Experiments¶

Version 1¶

Solution Statement¶

Content completion is a challenge that falls within the natural language processing domain of machine learning. In Paystone's use case, a content completion model should enable a piece of content (text) to be automatically completed (extended) by a machine learning service in a manner that sounds "natural" and does not stray from the context of the original piece of content. Since models like this can be very expensive to build from scratch, and since content completion models are usually generic enough that they can be put to use to many different specific applications, there are many third-party and proprietary models that have already been built and can be used for this problem. The content completion service uses the open source GPT-2 language model, as well as the newer and better proprietary GPT-3 model by OpenAI to complete content.

Data¶

Since the models used in this service are third-party models, Paystone data was not used in the creation of this service.

Models¶

As mentioned above, this service makes use of two third-party models to complete content: open source GPT-2 and proprietary GPT-3. GPT-2 and GPT-3 have both been developed by OpenAI, however, GPT-2 is the older version and has been made open-source by the company, whereas GPT-3 is still proprietary. The implementation of these two models in the service are based on a probabilistic method to determine which model should be called when the end user calls the service. The reason behind this is a balance of performance to cost. GPT-3 is a much better performing model than GPT-2, however since it is proprietary, each call to it costs more than a call to GPT-2, which Paystone can host on its own. As such, a probabilistic method is used to determine which model the content completion service should call, with GPT-3 being called 90% of the time by default, in an attempt to keep the average quality of the content generation high while also retaining data about the generation made by GPT-2 so that its relative perfofmance can be measured, and the model can be improved in the future so that it can be used more and minimize costs. The probability of choosing GPT-3 can be modified by the end user.

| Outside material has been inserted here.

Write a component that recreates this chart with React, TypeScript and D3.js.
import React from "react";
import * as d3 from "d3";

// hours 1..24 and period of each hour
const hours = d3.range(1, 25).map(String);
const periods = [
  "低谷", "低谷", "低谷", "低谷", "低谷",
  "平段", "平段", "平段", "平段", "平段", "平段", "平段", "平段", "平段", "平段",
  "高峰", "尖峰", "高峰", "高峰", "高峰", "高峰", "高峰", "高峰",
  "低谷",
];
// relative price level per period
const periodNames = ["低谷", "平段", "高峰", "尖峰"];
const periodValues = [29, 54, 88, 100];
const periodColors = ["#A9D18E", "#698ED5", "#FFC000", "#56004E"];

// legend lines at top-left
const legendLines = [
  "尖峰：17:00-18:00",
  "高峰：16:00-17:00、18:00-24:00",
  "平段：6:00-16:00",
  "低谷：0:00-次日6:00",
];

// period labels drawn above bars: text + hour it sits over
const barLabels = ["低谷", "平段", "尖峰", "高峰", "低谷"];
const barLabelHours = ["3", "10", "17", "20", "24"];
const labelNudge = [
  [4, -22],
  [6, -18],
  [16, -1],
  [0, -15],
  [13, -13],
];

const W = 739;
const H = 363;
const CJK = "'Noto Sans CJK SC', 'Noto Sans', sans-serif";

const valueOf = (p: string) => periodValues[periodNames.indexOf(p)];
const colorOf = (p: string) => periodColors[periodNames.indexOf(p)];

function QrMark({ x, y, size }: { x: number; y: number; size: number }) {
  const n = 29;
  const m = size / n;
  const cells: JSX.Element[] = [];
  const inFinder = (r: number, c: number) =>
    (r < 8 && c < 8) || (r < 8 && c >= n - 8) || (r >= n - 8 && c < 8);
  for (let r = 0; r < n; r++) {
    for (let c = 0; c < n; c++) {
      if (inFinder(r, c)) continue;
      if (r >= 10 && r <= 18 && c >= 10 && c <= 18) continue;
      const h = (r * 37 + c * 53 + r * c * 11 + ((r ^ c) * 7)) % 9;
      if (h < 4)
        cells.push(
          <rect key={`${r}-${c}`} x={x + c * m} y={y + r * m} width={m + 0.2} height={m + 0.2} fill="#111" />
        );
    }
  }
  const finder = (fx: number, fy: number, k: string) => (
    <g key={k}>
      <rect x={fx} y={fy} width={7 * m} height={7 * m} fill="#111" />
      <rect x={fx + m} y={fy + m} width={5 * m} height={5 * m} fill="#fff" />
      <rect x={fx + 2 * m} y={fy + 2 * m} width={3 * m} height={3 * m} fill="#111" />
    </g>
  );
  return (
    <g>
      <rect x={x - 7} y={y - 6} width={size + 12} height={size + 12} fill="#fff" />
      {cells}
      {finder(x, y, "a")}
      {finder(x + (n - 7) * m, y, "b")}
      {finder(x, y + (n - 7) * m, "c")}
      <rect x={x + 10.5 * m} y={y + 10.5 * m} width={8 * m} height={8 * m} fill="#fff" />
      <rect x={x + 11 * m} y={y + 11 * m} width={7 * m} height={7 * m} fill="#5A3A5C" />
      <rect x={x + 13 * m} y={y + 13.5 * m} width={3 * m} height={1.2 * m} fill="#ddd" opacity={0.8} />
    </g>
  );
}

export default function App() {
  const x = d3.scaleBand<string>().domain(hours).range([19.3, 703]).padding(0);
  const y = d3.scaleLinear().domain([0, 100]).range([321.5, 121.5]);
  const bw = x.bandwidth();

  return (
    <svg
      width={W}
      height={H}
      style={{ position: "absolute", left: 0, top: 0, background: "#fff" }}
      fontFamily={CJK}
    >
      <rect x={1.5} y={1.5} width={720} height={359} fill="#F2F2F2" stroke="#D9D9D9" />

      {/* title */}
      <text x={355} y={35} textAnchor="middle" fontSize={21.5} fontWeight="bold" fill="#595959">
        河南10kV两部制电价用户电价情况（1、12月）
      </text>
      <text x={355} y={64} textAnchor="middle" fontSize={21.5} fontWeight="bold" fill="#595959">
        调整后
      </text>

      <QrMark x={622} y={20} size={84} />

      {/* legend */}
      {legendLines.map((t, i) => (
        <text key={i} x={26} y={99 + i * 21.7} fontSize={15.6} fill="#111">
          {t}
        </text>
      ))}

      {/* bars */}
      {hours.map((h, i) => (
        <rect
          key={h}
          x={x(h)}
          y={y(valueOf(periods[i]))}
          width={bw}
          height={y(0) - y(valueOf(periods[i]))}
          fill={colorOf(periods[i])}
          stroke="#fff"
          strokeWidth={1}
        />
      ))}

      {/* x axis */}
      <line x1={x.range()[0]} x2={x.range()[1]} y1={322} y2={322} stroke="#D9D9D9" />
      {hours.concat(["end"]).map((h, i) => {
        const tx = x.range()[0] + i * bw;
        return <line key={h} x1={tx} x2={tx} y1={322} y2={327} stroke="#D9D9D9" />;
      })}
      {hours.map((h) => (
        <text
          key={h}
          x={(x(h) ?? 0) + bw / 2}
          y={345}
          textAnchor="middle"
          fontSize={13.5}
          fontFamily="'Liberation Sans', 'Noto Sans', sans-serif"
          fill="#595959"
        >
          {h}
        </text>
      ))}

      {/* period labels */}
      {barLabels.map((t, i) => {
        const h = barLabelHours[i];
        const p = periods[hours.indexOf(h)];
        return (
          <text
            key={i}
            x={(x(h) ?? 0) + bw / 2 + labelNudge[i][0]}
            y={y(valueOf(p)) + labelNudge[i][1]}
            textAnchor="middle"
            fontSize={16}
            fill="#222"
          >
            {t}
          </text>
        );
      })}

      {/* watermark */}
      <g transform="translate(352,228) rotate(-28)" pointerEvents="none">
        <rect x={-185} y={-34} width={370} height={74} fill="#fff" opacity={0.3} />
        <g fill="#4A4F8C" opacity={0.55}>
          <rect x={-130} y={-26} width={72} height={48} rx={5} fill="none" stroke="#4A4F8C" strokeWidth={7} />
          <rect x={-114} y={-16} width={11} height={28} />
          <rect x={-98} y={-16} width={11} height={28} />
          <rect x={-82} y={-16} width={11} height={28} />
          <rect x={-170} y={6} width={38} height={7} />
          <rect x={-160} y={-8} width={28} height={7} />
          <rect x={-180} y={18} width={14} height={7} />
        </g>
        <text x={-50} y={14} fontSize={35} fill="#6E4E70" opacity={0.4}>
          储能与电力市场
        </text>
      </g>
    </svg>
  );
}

For a technical understanding of how these models work please use the following resources: * The huggingface face model card for GPT-2 * The OpenAI GPT-3 API introduction

Serving Logic¶

The serving logic is composed of the following main steps: 1. Clean the prompt (input content) 2. Determine model to call 3. Call appropriate model to complete the prompt

For step one, the text prompt that was used to call the service is cleaned of escape characters.

For step two, the appropriate model to be called is determined based on the defined probability input parameter (default 90%).

For the final step, the appropriate model is called, using the text prompt, as well as other user defined parameters, as inputs. The content will be completed by the model and returned to the user as a response.

Results¶

Since this service used third-party models, there are no metrics that can be used to evaluate the service models. Evaluation is performed through continuous usage and feedback by users.

Potential Future Directions¶

Fine-tuning GPT-2: As mentioned, one of the goals of using GPT-2 is to allow for improvement in the future. This would be done through a process called fine-tuning, which would allow us to essentially "fit" the model to our current application cases, hopefully boosting the performance of the model, allowing us to lower GPT-3 usage costs.
Fine-tuning GPT-3: Fine-tuning is not unique to GPT-2 and can also be performed on GPT-3. However, instead of reducing costs this would increase costs. The benefit to this would simply be a performance boost and is worth exploring to improve completed content quality.